__INFORMATION SUPPLIED__.
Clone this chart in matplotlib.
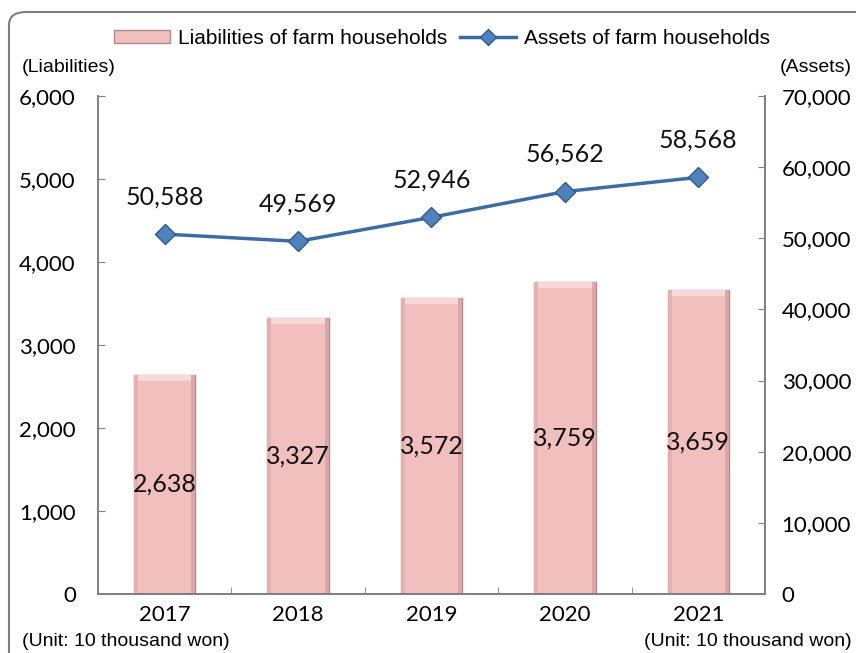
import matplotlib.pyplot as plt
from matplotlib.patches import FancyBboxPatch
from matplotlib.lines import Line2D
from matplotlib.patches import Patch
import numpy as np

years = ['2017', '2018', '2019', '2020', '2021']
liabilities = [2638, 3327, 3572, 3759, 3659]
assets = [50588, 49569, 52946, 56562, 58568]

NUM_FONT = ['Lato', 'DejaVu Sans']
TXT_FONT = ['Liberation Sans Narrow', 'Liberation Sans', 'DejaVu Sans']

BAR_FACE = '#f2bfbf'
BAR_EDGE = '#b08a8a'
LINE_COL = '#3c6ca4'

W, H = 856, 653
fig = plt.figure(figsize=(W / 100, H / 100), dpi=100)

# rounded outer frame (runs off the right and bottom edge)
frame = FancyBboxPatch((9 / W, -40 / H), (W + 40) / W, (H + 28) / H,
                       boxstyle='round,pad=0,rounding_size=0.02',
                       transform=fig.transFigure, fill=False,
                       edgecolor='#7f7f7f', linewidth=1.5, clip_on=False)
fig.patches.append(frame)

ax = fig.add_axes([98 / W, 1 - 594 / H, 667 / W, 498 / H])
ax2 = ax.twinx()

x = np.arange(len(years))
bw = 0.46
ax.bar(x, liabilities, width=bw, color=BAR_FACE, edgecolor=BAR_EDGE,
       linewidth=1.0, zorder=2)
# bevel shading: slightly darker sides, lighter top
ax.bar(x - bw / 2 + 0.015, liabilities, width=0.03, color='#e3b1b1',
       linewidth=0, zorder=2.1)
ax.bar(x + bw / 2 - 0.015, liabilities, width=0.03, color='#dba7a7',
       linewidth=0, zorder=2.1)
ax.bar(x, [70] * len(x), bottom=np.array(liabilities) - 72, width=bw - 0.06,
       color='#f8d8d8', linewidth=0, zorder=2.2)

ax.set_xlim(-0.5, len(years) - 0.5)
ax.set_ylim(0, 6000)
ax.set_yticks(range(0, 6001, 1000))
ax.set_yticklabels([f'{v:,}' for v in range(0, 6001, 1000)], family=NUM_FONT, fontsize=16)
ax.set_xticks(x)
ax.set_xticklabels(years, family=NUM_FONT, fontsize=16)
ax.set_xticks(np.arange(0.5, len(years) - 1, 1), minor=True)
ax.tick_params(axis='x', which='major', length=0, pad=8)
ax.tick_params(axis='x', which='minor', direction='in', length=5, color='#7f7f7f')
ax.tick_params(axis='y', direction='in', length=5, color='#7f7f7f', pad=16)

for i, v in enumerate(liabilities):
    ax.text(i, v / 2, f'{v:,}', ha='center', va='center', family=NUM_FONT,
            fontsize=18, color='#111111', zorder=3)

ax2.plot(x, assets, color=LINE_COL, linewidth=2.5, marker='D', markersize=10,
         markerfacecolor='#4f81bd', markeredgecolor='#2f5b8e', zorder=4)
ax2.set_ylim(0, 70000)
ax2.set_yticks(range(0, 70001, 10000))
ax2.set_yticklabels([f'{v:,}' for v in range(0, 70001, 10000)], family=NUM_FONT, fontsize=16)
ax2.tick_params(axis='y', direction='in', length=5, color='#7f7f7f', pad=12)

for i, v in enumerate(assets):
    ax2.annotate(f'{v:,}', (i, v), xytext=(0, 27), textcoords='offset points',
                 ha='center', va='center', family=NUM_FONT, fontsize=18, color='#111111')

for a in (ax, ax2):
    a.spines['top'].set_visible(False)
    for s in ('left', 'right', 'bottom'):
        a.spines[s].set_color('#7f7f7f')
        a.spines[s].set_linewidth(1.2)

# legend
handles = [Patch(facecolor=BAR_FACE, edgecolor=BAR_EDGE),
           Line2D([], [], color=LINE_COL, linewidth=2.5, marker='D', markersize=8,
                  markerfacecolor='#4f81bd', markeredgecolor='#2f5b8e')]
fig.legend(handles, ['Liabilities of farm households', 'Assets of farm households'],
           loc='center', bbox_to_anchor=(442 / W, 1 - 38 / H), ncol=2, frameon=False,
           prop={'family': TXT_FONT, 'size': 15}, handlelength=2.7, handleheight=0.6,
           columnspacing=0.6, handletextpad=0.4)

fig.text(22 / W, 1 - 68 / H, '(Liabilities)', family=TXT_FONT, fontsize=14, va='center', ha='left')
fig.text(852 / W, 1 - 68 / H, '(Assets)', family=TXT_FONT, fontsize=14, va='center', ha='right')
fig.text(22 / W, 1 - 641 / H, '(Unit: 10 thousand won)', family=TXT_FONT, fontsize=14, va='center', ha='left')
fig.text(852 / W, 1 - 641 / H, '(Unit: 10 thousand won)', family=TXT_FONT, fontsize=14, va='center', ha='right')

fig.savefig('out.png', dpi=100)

__WHAT TO WORK ON__. Make an exact reproduction of the listing above, without any pictures.

__FULL ANSWER__.
Clone this chart in matplotlib.
import matplotlib.pyplot as plt
from matplotlib.patches import FancyBboxPatch
from matplotlib.lines import Line2D
from matplotlib.patches import Patch
import numpy as np

years = ['2017', '2018', '2019', '2020', '2021']
liabilities = [2638, 3327, 3572, 3759, 3659]
assets = [50588, 49569, 52946, 56562, 58568]

NUM_FONT = ['Lato', 'DejaVu Sans']
TXT_FONT = ['Liberation Sans Narrow', 'Liberation Sans', 'DejaVu Sans']

BAR_FACE = '#f2bfbf'
BAR_EDGE = '#b08a8a'
LINE_COL = '#3c6ca4'

W, H = 856, 653
fig = plt.figure(figsize=(W / 100, H / 100), dpi=100)

# rounded outer frame (runs off the right and bottom edge)
frame = FancyBboxPatch((9 / W, -40 / H), (W + 40) / W, (H + 28) / H,
                       boxstyle='round,pad=0,rounding_size=0.02',
                       transform=fig.transFigure, fill=False,
                       edgecolor='#7f7f7f', linewidth=1.5, clip_on=False)
fig.patches.append(frame)

ax = fig.add_axes([98 / W, 1 - 594 / H, 667 / W, 498 / H])
ax2 = ax.twinx()

x = np.arange(len(years))
bw = 0.46
ax.bar(x, liabilities, width=bw, color=BAR_FACE, edgecolor=BAR_EDGE,
       linewidth=1.0, zorder=2)
# bevel shading: slightly darker sides, lighter top
ax.bar(x - bw / 2 + 0.015, liabilities, width=0.03, color='#e3b1b1',
       linewidth=0, zorder=2.1)
ax.bar(x + bw / 2 - 0.015, liabilities, width=0.03, color='#dba7a7',
       linewidth=0, zorder=2.1)
ax.bar(x, [70] * len(x), bottom=np.array(liabilities) - 72, width=bw - 0.06,
       color='#f8d8d8', linewidth=0, zorder=2.2)

ax.set_xlim(-0.5, len(years) - 0.5)
ax.set_ylim(0, 6000)
ax.set_yticks(range(0, 6001, 1000))
ax.set_yticklabels([f'{v:,}' for v in range(0, 6001, 1000)], family=NUM_FONT, fontsize=16)
ax.set_xticks(x)
ax.set_xticklabels(years, family=NUM_FONT, fontsize=16)
ax.set_xticks(np.arange(0.5, len(years) - 1, 1), minor=True)
ax.tick_params(axis='x', which='major', length=0, pad=8)
ax.tick_params(axis='x', which='minor', direction='in', length=5, color='#7f7f7f')
ax.tick_params(axis='y', direction='in', length=5, color='#7f7f7f', pad=16)

for i, v in enumerate(liabilities):
    ax.text(i, v / 2, f'{v:,}', ha='center', va='center', family=NUM_FONT,
            fontsize=18, color='#111111', zorder=3)

ax2.plot(x, assets, color=LINE_COL, linewidth=2.5, marker='D', markersize=10,
         markerfacecolor='#4f81bd', markeredgecolor='#2f5b8e', zorder=4)
ax2.set_ylim(0, 70000)
ax2.set_yticks(range(0, 70001, 10000))
ax2.set_yticklabels([f'{v:,}' for v in range(0, 70001, 10000)], family=NUM_FONT, fontsize=16)
ax2.tick_params(axis='y', direction='in', length=5, color='#7f7f7f', pad=12)

for i, v in enumerate(assets):
    ax2.annotate(f'{v:,}', (i, v), xytext=(0, 27), textcoords='offset points',
                 ha='center', va='center', family=NUM_FONT, fontsize=18, color='#111111')

for a in (ax, ax2):
    a.spines['top'].set_visible(False)
    for s in ('left', 'right', 'bottom'):
        a.spines[s].set_color('#7f7f7f')
        a.spines[s].set_linewidth(1.2)

# legend
handles = [Patch(facecolor=BAR_FACE, edgecolor=BAR_EDGE),
           Line2D([], [], color=LINE_COL, linewidth=2.5, marker='D', markersize=8,
                  markerfacecolor='#4f81bd', markeredgecolor='#2f5b8e')]
fig.legend(handles, ['Liabilities of farm households', 'Assets of farm households'],
           loc='center', bbox_to_anchor=(442 / W, 1 - 38 / H), ncol=2, frameon=False,
           prop={'family': TXT_FONT, 'size': 15}, handlelength=2.7, handleheight=0.6,
           columnspacing=0.6, handletextpad=0.4)

fig.text(22 / W, 1 - 68 / H, '(Liabilities)', family=TXT_FONT, fontsize=14, va='center', ha='left')
fig.text(852 / W, 1 - 68 / H, '(Assets)', family=TXT_FONT, fontsize=14, va='center', ha='right')
fig.text(22 / W, 1 - 641 / H, '(Unit: 10 thousand won)', family=TXT_FONT, fontsize=14, va='center', ha='left')
fig.text(852 / W, 1 - 641 / H, '(Unit: 10 thousand won)', family=TXT_FONT, fontsize=14, va='center', ha='right')

fig.savefig('out.png', dpi=100)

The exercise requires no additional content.